L’année 1977 a permis encore de progresser dans l’amélioration de l’égalité de traitement entre les sous-officiers issus de différents statuts. Ainsi, par les décrets du 1er juillet, l’accès aux galons de major était autorisé aux sous-officiers servant à titre étranger dans les mêmes conditions que celles déjà offertes aux sous-officiers de carrière servant eux à titre français. Le commandement de la Légion étrangère d’alors (COM/GLE), avait dû battre le fer encore et encore face à une
bureaucratie d’une exemplaire rigidité. La fonction publique considérait en effet que les indices de solde attribués aux majors ne pouvaient être atteints par des contractuels. L’engagement de cinq ans que signera le major en accédant à son grade résoudra cette difficulté.
Ces majors étaient alors recrutés dans chaque arme ou service, par concours, avec un nombre maximal de présentation aux épreuves limité à trois, ou au choix s’ils avaient plus de 40 ans[11] et dans la limite de 30 % des nominations effectuées la même année. Les critères d’éligibilité étaient serrés et le nombre de places offertes dans les deux cas, très limité.
Trente sous-officiers affrontèrent ainsi les épreuves écrites en février 1978 et la moitié d’entre eux, l’oral des majors en mars. Cinq places étaient alors ouvertes. Le major Benjamin URIARTE du 1er Régiment étranger devint alors le premier major nommé à titre étranger à compter du 1er janvier 1976, bénéficiant alors d’un effet rétroactif inscrit dans le décret d’application.
Appellation orale : Major
Abréviation : MAJ – Maj
Major (e.r.) Jean-Michel HOUSSIN
Président de l'Amicale des Anciens de la Légion étrangère de Saône-et-Loire
[1] Archiviste, commandant, commandant chef d’état-major de division, d’administration, de cadre organisé, de campement, de corps, de division, de logement, de mulets, de palais, capitaine de place, lieutenant de place, de semaine au camp, d’hôpitaux, d’infanterie, en campagne, général chef de bataillon, général-colonel, général français, général lieutenant-colonel, lieutenant, major, capitaine d’habillement, major de garde royale, major de ligne, major de semaine, major de semaine en campagne, major de semaine en garnison, major d’infanterie, sous-officier, supérieur.

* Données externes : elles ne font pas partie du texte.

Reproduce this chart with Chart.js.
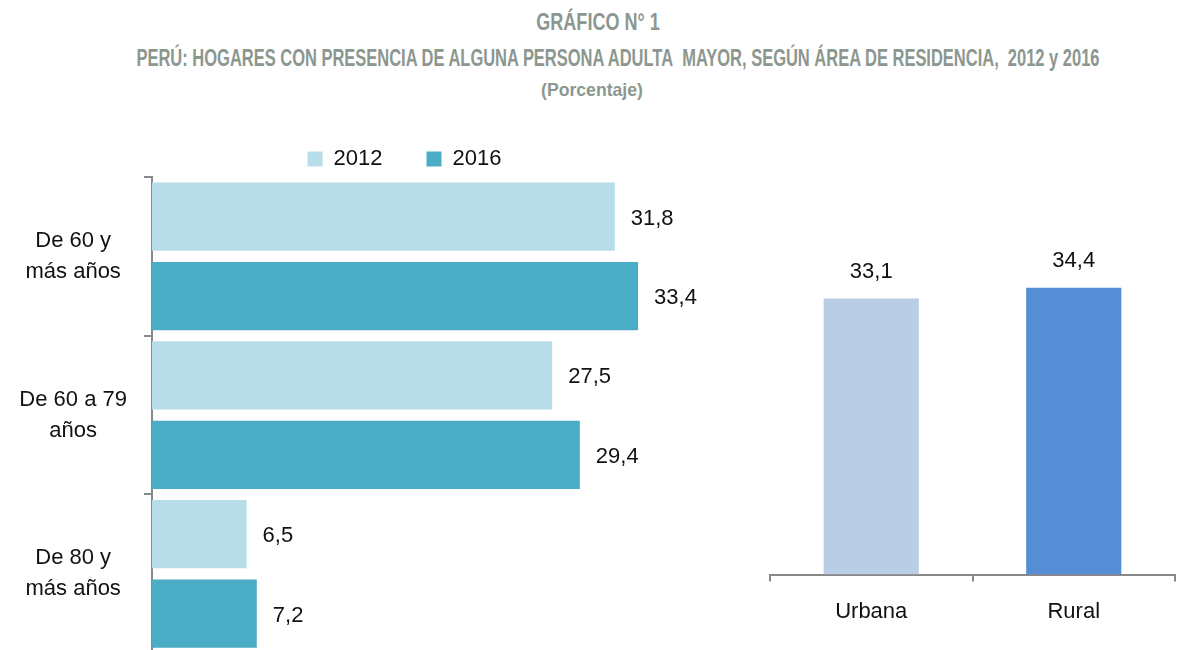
<!DOCTYPE html>
<html>
<head>
<meta charset="utf-8">
<script src="https://cdn.jsdelivr.net/npm/chart.js@4/dist/chart.umd.min.js"></script>
<style>
  body { margin: 0; background: #fff; width: 1195px; height: 650px; overflow: hidden; position: relative; }
  .t { position: absolute; color: #8b978f; font-family: 'Liberation Sans', Arial, sans-serif;
       font-weight: bold; white-space: nowrap; }
  #left { position: absolute; left: 0; top: 101px; }
  #right { position: absolute; left: 730px; top: 200px; }
</style>
</head>
<body>
<div class="t" style="top:9px;left:598px;font-size:23px;" data-w="123">GRÁFICO N° 1</div>
<div class="t" style="top:45px;left:618px;font-size:23px;" data-w="963">PERÚ: HOGARES CON PRESENCIA DE ALGUNA PERSONA ADULTA&nbsp; MAYOR, SEGÚN ÁREA DE RESIDENCIA,&nbsp; 2012 y 2016</div>
<div class="t" style="top:79px;left:592px;font-size:19px;" data-w="102">(Porcentaje)</div>
<canvas id="left" width="808" height="600"></canvas>
<canvas id="right" width="465" height="468"></canvas>
<script>
const ageGroups = [['De 60 y', 'más años'], ['De 60 a 79', 'años'], ['De 80 y', 'más años']];
const values2012 = [31.8, 27.5, 6.5];
const values2016 = [33.4, 29.4, 7.2];
const areas = ['Urbana', 'Rural'];
const areaValues = [33.1, 34.4];

// condensed title lines, centred on their left coordinate
document.querySelectorAll('.t').forEach((s) => {
  s.style.transform = 'translateX(-50%) scaleX(' + (s.dataset.w / s.offsetWidth) + ')';
});

const fmt = (v) => v.toFixed(1).replace('.', ',');
const labelFont = '22px "Liberation Sans", Arial, sans-serif';

// draws the value next to each bar
const valueLabels = {
  id: 'valueLabels',
  afterDatasetsDraw(chart, args, opts) {
    const ctx = chart.ctx;
    ctx.save();
    ctx.font = labelFont;
    ctx.fillStyle = '#111';
    ctx.textBaseline = 'middle';
    chart.data.datasets.forEach((ds, i) => {
      chart.getDatasetMeta(i).data.forEach((bar, j) => {
        const text = fmt(ds.data[j]);
        if (opts.horizontal) {
          ctx.textAlign = 'left';
          ctx.fillText(text, bar.x + 16, bar.y + 2);
        } else {
          ctx.textAlign = 'center';
          ctx.fillText(text, bar.x, bar.y - 27);
        }
      });
    });
    ctx.restore();
  },
};

// move the legend over to the right like in the original
const legendShift = {
  id: 'legendShift',
  afterLayout(chart, args, opts) {
    chart.legend.left += opts.dx;
    chart.legend.right += opts.dx;
    chart.legend.top += opts.dy;
    chart.legend.bottom += opts.dy;
  },
};

Chart.defaults.font.family = '"Liberation Sans", Arial, sans-serif';
Chart.defaults.color = '#111';

new Chart(document.getElementById('left'), {
  type: 'bar',
  data: {
    labels: ageGroups,
    datasets: [
      { label: '2012', data: values2012, backgroundColor: '#b7dee8', categoryPercentage: 1, barPercentage: 0.86 },
      { label: '2016', data: values2016, backgroundColor: '#4bacc6', categoryPercentage: 1, barPercentage: 0.86 },
    ],
  },
  options: {
    indexAxis: 'y',
    responsive: false,
    animation: false,
    layout: { padding: { top: 0, right: 103, bottom: 0, left: 0 } },
    plugins: {
      legend: {
        labels: { boxWidth: 15, boxHeight: 15, padding: 44, font: { size: 22 }, color: '#111' },
      },
      tooltip: { enabled: false },
      valueLabels: { horizontal: true },
      legendShift: { dx: 52, dy: 3 },
    },
    scales: {
      x: { display: false, min: 0, max: 38 },
      y: {
        afterFit: (scale) => { scale.width = 152; },
        border: { color: '#888', width: 2 },
        grid: { drawOnChartArea: false, tickLength: 8, color: '#888', lineWidth: 2 },
        ticks: { crossAlign: 'center', padding: 17, font: { size: 22, lineHeight: 1.4 }, color: '#111' },
      },
    },
  },
  plugins: [valueLabels, legendShift],
});

new Chart(document.getElementById('right'), {
  type: 'bar',
  data: {
    labels: areas,
    datasets: [
      { label: 'Área', data: areaValues, backgroundColor: ['#b9cde5', '#558ed5'], categoryPercentage: 1, barPercentage: 0.47 },
    ],
  },
  options: {
    responsive: false,
    animation: false,
    layout: { padding: { top: 41, right: 20, bottom: 26, left: 40 } },
    plugins: {
      legend: { display: false },
      tooltip: { enabled: false },
      valueLabels: { horizontal: false },
    },
    scales: {
      y: { display: false, min: 0, max: 40 },
      x: {
        border: { color: '#888', width: 2 },
        grid: { drawOnChartArea: false, tickLength: 7, color: '#888', lineWidth: 2 },
        ticks: { font: { size: 22 }, padding: 17, color: '#111' },
      },
    },
  },
  plugins: [valueLabels],
});
</script>
</body>
</html>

[2] En 2009, le corps des majors qui ne comportait qu’un grade a été supprimé et les majors ont intégrés le corps des sous-officiers.
[3] Armes à pied, dites « armes jaunes » : Transmissions, Génie, Gendarmerie mobile, Garde républicaine, ALAT, Artillerie, Infanterie, …
[4] Armes à cheval, dites « armes blanches » : arme Blindée et Cavalerie, Gendarmerie départementale, Matériel, Commissariat, Train, …
[5] Armes à cheval, dites « armes blanches » : arme blindée et Cavalerie, Gendarmerie départementale, Matériel, Commissariat, Train…
[6] En 1809, Napoléon créa des régiments de tirailleurs-grenadiers, tirailleurs-chasseurs, conscrits-grenadiers et conscrits chasseurs. Les uns étaient administrés par les Grenadiers à pied, les autres par les Chasseurs
à pied. Composés de conscrits et de volontaires ayant reçu de l’éducation, ils devaient renforcer la Garde. Tous ces corps furent bientôt connus sous l’appellation de Jeune Garde.
[7] Major à la suite, actuel, au camp, de bandes, de cavalerie, de corps, de gardes françaises, de place, de quartier général, de recrutement, de régiment, d’Infanterie, du Génie, en campagne, en pied, en route, général, général de la garde, général de l’artillerie, général des dragons, général des logis, général d’infanterie, chef de bataillon, capitaine, colonel, de brigade, en second, lieutenant-colonel.
[8] Major général des armées, major général de l’armée de Terre, major général de l’armée de l’Air, major général de la Marine, major général de la Gendarmerie nationale ; ceux-ci sont respectivement subordonnés au chef d’état-major des armées, au chef d’état-major de l’armée de Terre, au chef d’état-major de l’armée de l’Air, au chef d’état-major de la Marine et au directeur général de la Gendarmerie nationale.
[9] Jusqu’en 1972, il n’existait pas de statut général des militaires, mais des règles applicables soit aux officiers, soit aux sous-officiers, soit aux militaires du rang ou encore spécifiques à telle arme ou service. Un premier statut général des militaires a été établi par la loi no 72-662 du 13 juillet 1972. Ce texte a ensuite été remplacé par la loi no 2005-270 du 24 mars 2005 qui a rénové ce statut général des militaires. Le statut général des militaires est désormais codifié au livre Ier de la quatrième partie du code de la Défense.
[10] Décret no 75-1211 du 22-12-1975 – portant statuts particuliers des corps de sous-officiers de carrière de l’armée de Terre.
[11] Au 1er janvier de l’année de leur nomination.